## Dataset rows

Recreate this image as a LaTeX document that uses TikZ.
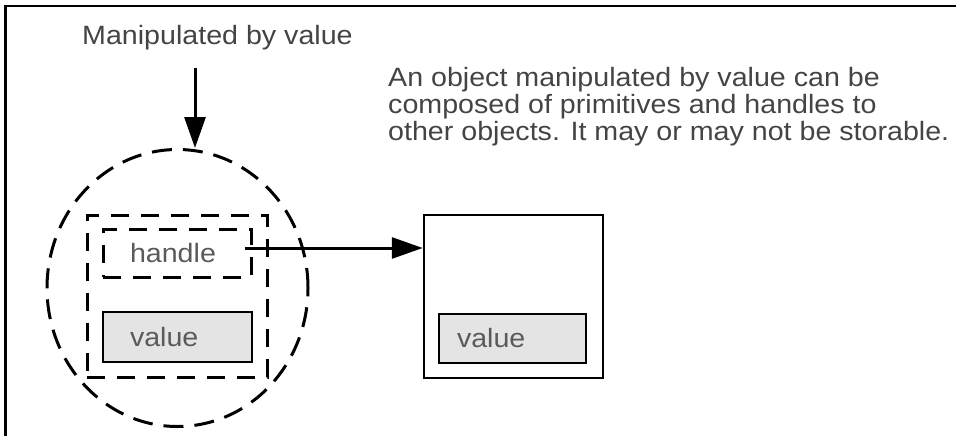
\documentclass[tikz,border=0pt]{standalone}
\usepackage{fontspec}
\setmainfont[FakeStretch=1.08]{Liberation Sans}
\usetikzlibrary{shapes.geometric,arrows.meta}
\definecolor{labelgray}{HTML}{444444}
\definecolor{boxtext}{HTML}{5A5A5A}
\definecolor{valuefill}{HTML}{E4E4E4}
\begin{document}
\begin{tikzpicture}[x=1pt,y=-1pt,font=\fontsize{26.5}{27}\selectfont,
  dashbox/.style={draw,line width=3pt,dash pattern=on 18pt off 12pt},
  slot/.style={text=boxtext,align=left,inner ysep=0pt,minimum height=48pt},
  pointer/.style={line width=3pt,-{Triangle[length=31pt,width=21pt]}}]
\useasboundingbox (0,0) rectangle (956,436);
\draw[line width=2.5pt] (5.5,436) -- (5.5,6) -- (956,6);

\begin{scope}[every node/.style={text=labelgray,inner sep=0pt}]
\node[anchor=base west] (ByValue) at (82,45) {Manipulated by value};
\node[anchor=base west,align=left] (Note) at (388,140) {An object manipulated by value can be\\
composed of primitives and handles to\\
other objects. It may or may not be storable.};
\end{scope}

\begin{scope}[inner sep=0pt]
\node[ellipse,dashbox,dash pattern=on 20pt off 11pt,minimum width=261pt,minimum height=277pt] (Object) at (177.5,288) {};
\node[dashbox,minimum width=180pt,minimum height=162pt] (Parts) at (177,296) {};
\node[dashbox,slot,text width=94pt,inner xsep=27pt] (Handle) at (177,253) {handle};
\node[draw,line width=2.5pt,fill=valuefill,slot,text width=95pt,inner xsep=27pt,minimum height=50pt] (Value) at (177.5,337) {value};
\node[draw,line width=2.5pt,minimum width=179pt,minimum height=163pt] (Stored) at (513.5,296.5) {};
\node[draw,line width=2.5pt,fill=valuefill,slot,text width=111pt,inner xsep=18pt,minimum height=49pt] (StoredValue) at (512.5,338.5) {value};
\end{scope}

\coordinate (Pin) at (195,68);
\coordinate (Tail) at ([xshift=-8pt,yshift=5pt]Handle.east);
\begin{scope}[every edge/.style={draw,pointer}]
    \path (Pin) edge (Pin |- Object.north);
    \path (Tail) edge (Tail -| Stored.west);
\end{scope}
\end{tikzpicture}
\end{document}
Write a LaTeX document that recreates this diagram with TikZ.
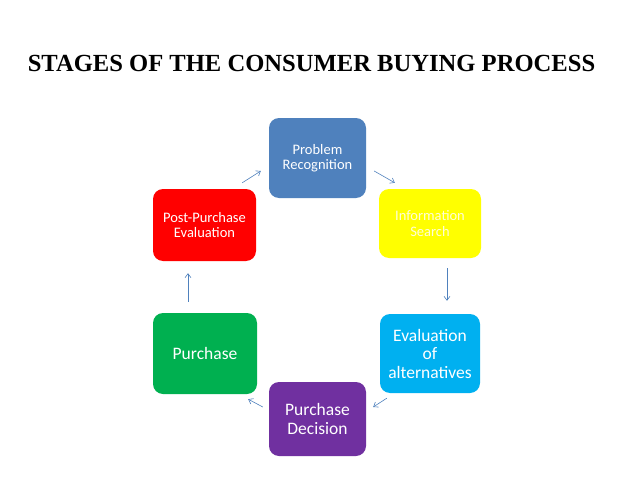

## Work instructions
Give an exact copy of the material, leaving out every picture.

## Answer for this exercise
Recreate this image as a LaTeX document that uses TikZ.
\documentclass[tikz,border=0pt]{standalone}
\usepackage{fontspec}
\setmainfont[FakeStretch=1.08]{Liberation Sans}
\usetikzlibrary{shapes.geometric,arrows.meta}
\definecolor{labelgray}{HTML}{444444}
\definecolor{boxtext}{HTML}{5A5A5A}
\definecolor{valuefill}{HTML}{E4E4E4}
\begin{document}
\begin{tikzpicture}[x=1pt,y=-1pt,font=\fontsize{26.5}{27}\selectfont,
  dashbox/.style={draw,line width=3pt,dash pattern=on 18pt off 12pt},
  slot/.style={text=boxtext,align=left,inner ysep=0pt,minimum height=48pt},
  pointer/.style={line width=3pt,-{Triangle[length=31pt,width=21pt]}}]
\useasboundingbox (0,0) rectangle (956,436);
\draw[line width=2.5pt] (5.5,436) -- (5.5,6) -- (956,6);

\begin{scope}[every node/.style={text=labelgray,inner sep=0pt}]
\node[anchor=base west] (ByValue) at (82,45) {Manipulated by value};
\node[anchor=base west,align=left] (Note) at (388,140) {An object manipulated by value can be\\
composed of primitives and handles to\\
other objects. It may or may not be storable.};
\end{scope}

\begin{scope}[inner sep=0pt]
\node[ellipse,dashbox,dash pattern=on 20pt off 11pt,minimum width=261pt,minimum height=277pt] (Object) at (177.5,288) {};
\node[dashbox,minimum width=180pt,minimum height=162pt] (Parts) at (177,296) {};
\node[dashbox,slot,text width=94pt,inner xsep=27pt] (Handle) at (177,253) {handle};
\node[draw,line width=2.5pt,fill=valuefill,slot,text width=95pt,inner xsep=27pt,minimum height=50pt] (Value) at (177.5,337) {value};
\node[draw,line width=2.5pt,minimum width=179pt,minimum height=163pt] (Stored) at (513.5,296.5) {};
\node[draw,line width=2.5pt,fill=valuefill,slot,text width=111pt,inner xsep=18pt,minimum height=49pt] (StoredValue) at (512.5,338.5) {value};
\end{scope}

\coordinate (Pin) at (195,68);
\coordinate (Tail) at ([xshift=-8pt,yshift=5pt]Handle.east);
\begin{scope}[every edge/.style={draw,pointer}]
    \path (Pin) edge (Pin |- Object.north);
    \path (Tail) edge (Tail -| Stored.west);
\end{scope}
\end{tikzpicture}
\end{document}
Write a LaTeX document that recreates this diagram with TikZ.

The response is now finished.